- _DATA SEGMENT_:
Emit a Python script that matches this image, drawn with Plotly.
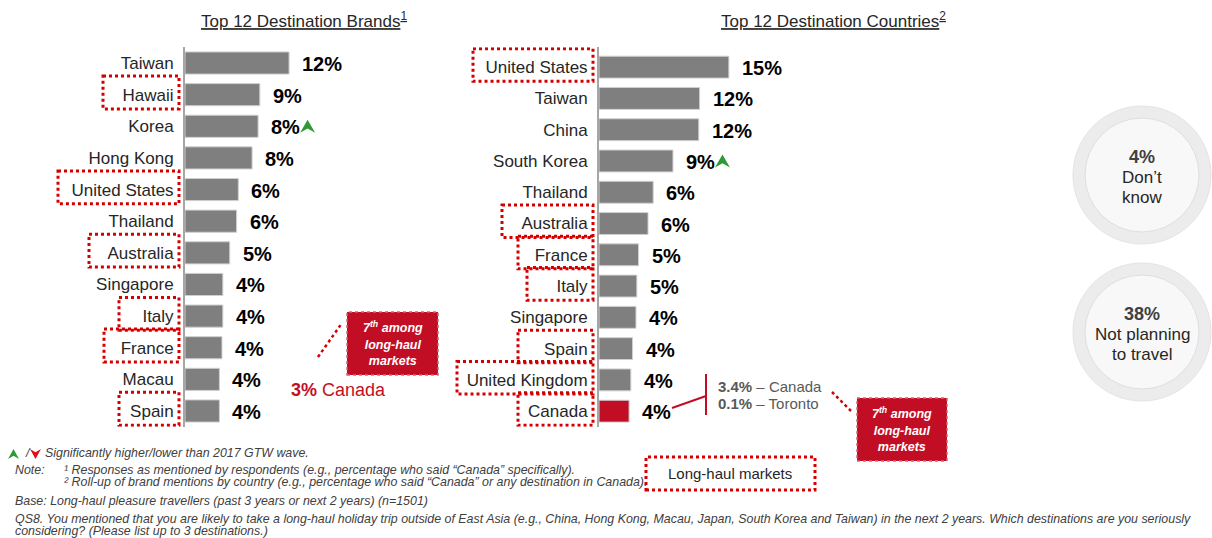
import plotly.graph_objects as go

W, H = 1212, 538

# left chart: destination brands
brands = ["Taiwan", "Hawaii", "Korea", "Hong Kong", "United States", "Thailand",
          "Australia", "Singapore", "Italy", "France", "Macau", "Spain"]
brand_vals = [12.1, 8.7, 8.5, 7.8, 6.2, 6.0, 5.2, 4.4, 4.4, 4.3, 4.0, 4.0]
brand_txt = ["12%", "9%", "8%", "8%", "6%", "6%", "5%", "4%", "4%", "4%", "4%", "4%"]
brand_up = ["Korea"]
brand_boxed = ["Hawaii", "United States", "Australia", "Italy", "France", "Spain"]

# right chart: destination countries
countries = ["United States", "Taiwan", "China", "South Korea", "Thailand", "Australia",
             "France", "Italy", "Singapore", "Spain", "United Kingdom", "Canada"]
country_vals = [15.1, 11.7, 11.6, 8.6, 6.3, 5.7, 4.6, 4.4, 4.3, 3.9, 3.7, 3.5]
country_txt = ["15%", "12%", "12%", "9%", "6%", "6%", "5%", "5%", "4%", "4%", "4%", "4%"]
country_up = ["South Korea"]
country_boxed = ["United States", "Australia", "France", "Italy", "Spain", "United Kingdom", "Canada"]

GRAY = "#7f7f7f"
RED = "#c20e25"
DOT_RED = "#d40000"
GREEN = "#2f9a35"
FONT = "Liberation Sans, Arial"
NARROW = "Liberation Sans Narrow, Arial Narrow, Liberation Sans"

# left edge (px) of the dotted boxes around highlighted labels
box_left = {
    "x": {"Hawaii": 103, "United States": 58, "Australia": 89, "Italy": 119, "France": 104, "Spain": 119},
    "x2": {"United States": 473, "Australia": 502, "France": 518, "Italy": 527, "Spain": 518,
           "United Kingdom": 457, "Canada": 518},
}
box_right = {"x": 179, "x2": 593}


def px(x):
    return x / W


def py(y):
    return 1 - y / H


def arrow(up=True, dx=0, w=15, h=13):
    # navigation-style arrowhead, pixel offsets (y up)
    s = 1 if up else -1
    return (f"M{dx + w / 2},{s * h / 2} L{dx + w},{-s * h / 2} L{dx + w / 2},{-s * h / 6} "
            f"L{dx},{-s * h / 2} Z")


def note(x, y, text, size=15, color="#262626", xanchor="left", family=None):
    f = dict(size=size, color=color)
    if family:
        f["family"] = family
    return dict(x=px(x), y=py(y), xref="paper", yref="paper", showarrow=False,
                xanchor=xanchor, yanchor="middle", text=text, font=f)


fig = go.Figure()

fig.add_trace(go.Bar(x=brand_vals, y=brands, orientation="h", width=0.7,
                     marker=dict(color=GRAY, line=dict(color="#d0d0d0", width=1)),
                     xaxis="x", yaxis="y", hoverinfo="skip"))
fig.add_trace(go.Bar(x=country_vals, y=countries, orientation="h", width=0.7,
                     marker=dict(color=[RED if c == "Canada" else GRAY for c in countries],
                                 line=dict(color="#d0d0d0", width=1)),
                     xaxis="x2", yaxis="y2", hoverinfo="skip"))

ydom = [py(426.8), py(47.2)]
yax = dict(domain=ydom, autorange="reversed", showgrid=False, zeroline=False,
           showline=True, linecolor="#a6a6a6", linewidth=2, ticks="",
           ticklabelstandoff=6, tickfont=dict(family=FONT, size=17, color="#262626"))

fig.update_layout(
    width=W, height=H, margin=dict(l=0, r=0, t=0, b=0),
    paper_bgcolor="white", plot_bgcolor="white", showlegend=False,
    font=dict(family=FONT, color="#262626"),
    xaxis=dict(domain=[px(185), px(185 + 258)], range=[0, 30], visible=False),
    yaxis=dict(anchor="x", categoryorder="array", categoryarray=brands, **yax),
    xaxis2=dict(domain=[px(599), px(599 + 258)], range=[0, 30], visible=False),
    yaxis2=dict(anchor="x2", categoryorder="array", categoryarray=countries, **yax),
)

ann = []
shapes = []

# value labels, arrows and dotted boxes
for xa, ya, cats, vals, txt, ups, boxed in [
        ("x", "y", brands, brand_vals, brand_txt, brand_up, brand_boxed),
        ("x2", "y2", countries, country_vals, country_txt, country_up, country_boxed)]:
    for i, (c, v, t) in enumerate(zip(cats, vals, txt)):
        ann.append(dict(x=v, y=c, xref=xa, yref=ya, text=f"<b>{t}</b>", showarrow=False,
                        xanchor="left", yanchor="middle", xshift=11, yshift=-1,
                        font=dict(size=20, color="#000000")))
        if c in ups:
            shapes.append(dict(type="path", xref=xa, yref=ya, xsizemode="pixel", ysizemode="pixel",
                               xanchor=v, yanchor=c, path=arrow(True, dx=12 + 11 * len(t) + 8),
                               fillcolor=GREEN, line=dict(width=0)))
        if c in boxed:
            shapes.append(dict(type="rect", xref="paper", yref=ya,
                               x0=px(box_left[xa][c]), x1=px(box_right[xa]),
                               y0=i - 0.59, y1=i + 0.45,
                               line=dict(color=DOT_RED, width=3, dash="dot")))

# titles
ann.append(note(304, 20, "<u>Top 12 Destination Brands<sup>1</sup></u>", size=17, xanchor="center"))
ann.append(note(834, 20, "<u>Top 12 Destination Countries<sup>2</sup></u>", size=17, xanchor="center"))

# left chart: Canada note
ann.append(note(289, 390, "<b>3%</b> Canada", size=18, color=RED))
shapes.append(dict(type="line", xref="paper", yref="paper", x0=px(318), y0=py(357), x1=px(342), y1=py(323),
                   line=dict(color=DOT_RED, width=2.5, dash="dot")))


def red_box(x0, y0, x1, y1):
    shapes.append(dict(type="rect", xref="paper", yref="paper", x0=px(x0), x1=px(x1), y0=py(y1), y1=py(y0),
                       fillcolor=RED, line=dict(color="#e0606f", width=1.5, dash="dot")))
    ann.append(note((x0 + x1) / 2, (y0 + y1) / 2,
                    "<b><i>7<sup>th</sup> among<br>long-haul<br>markets</i></b>",
                    size=12.5, color="white", xanchor="center"))


red_box(347, 312, 438, 375)
red_box(857, 398, 947, 461)

# right chart: Canada breakdown
shapes.append(dict(type="line", xref="paper", yref="paper", x0=px(672), y0=py(408), x1=px(706), y1=py(396),
                   line=dict(color=RED, width=2)))
shapes.append(dict(type="line", xref="paper", yref="paper", x0=px(706), y0=py(374), x1=px(706), y1=py(415),
                   line=dict(color=RED, width=2)))
ann.append(note(716, 386, "<b>3.4%</b> – Canada", color="#595959"))
ann.append(note(716, 403, "<b>0.1%</b> – Toronto", color="#595959"))
shapes.append(dict(type="line", xref="paper", yref="paper", x0=px(832), y0=py(392), x1=px(851), y1=py(411),
                   line=dict(color=DOT_RED, width=2.5, dash="dot")))

# long-haul legend box
shapes.append(dict(type="rect", xref="paper", yref="paper", x0=px(646), x1=px(815), y0=py(490), y1=py(457),
                   line=dict(color=DOT_RED, width=3, dash="dot")))
ann.append(note(730, 473, "Long-haul markets", xanchor="center"))

# circles on the right
for cy, lines in [(175, ["<b>4%</b>", "Don’t", "know"]), (332, ["<b>38%</b>", "Not planning", "to travel"])]:
    cx = 1142
    for r, fill, lc in [(69, "#ececec", "#e4e4e4"), (57, "#f8f8f8", "#dedede")]:
        shapes.append(dict(type="circle", xref="paper", yref="paper",
                           x0=px(cx - r), x1=px(cx + r), y0=py(cy + r), y1=py(cy - r),
                           fillcolor=fill, line=dict(color=lc, width=1)))
    for j, t in enumerate(lines):
        ann.append(note(cx, cy - 18 + j * 20, t, size=18 if j == 0 else 17,
                        color="#404040" if j == 0 else "#262626", xanchor="center"))

# footnotes
foot = [
    (43, 453, "Significantly higher/lower than 2017 GTW wave."),
    (23, 453, "/"),
    (13, 470, "Note:"),
    (62, 470, "¹ Responses as mentioned by respondents (e.g., percentage who said “Canada” specifically)."),
    (62, 482, "² Roll-up of brand mentions by country (e.g., percentage who said “Canada” or any destination in Canada)."),
    (13, 501, "Base: Long-haul pleasure travellers (past 3 years or next 2 years) (n=1501)"),
    (13, 519, "QS8. You mentioned that you are likely to take a long-haul holiday trip outside of East Asia "
              "(e.g., China, Hong Kong, Macau, Japan, South Korea and Taiwan) in the next 2 years. "
              "Which destinations are you seriously"),
    (13, 531, "considering? (Please list up to 3 destinations.)"),
]
for x, y, t in foot:
    ann.append(note(x, y, f"<i>{t}</i>", size=12.4, color="#404040", family=NARROW))
shapes.append(dict(type="path", xref="paper", yref="paper", xsizemode="pixel", ysizemode="pixel",
                   xanchor=px(8), yanchor=py(454), path=arrow(True, w=11, h=10),
                   fillcolor=GREEN, line=dict(width=0)))
shapes.append(dict(type="path", xref="paper", yref="paper", xsizemode="pixel", ysizemode="pixel",
                   xanchor=px(30), yanchor=py(454), path=arrow(False, w=11, h=10),
                   fillcolor="#e0101a", line=dict(width=0)))

fig.update_layout(annotations=ann, shapes=shapes)
fig.write_html("out.html", config={"displayModeBar": False})

# drop the browser's default page margin so the figure sits at 0,0
with open("out.html", encoding="utf-8") as f:
    page = f.read()
page = page.replace("<body>", '<body style="margin:0">', 1)
with open("out.html", "w", encoding="utf-8") as f:
    f.write(page)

- _WHAT IS BEING ASKED_: Begin at the first line of the data above and repeat each line exactly, stopping after the line containing "W, H = 1212, 538". Omit the pictures.

- _WORKED ANSWER_:
Emit a Python script that matches this image, drawn with Plotly.
import plotly.graph_objects as go

W, H = 1212, 538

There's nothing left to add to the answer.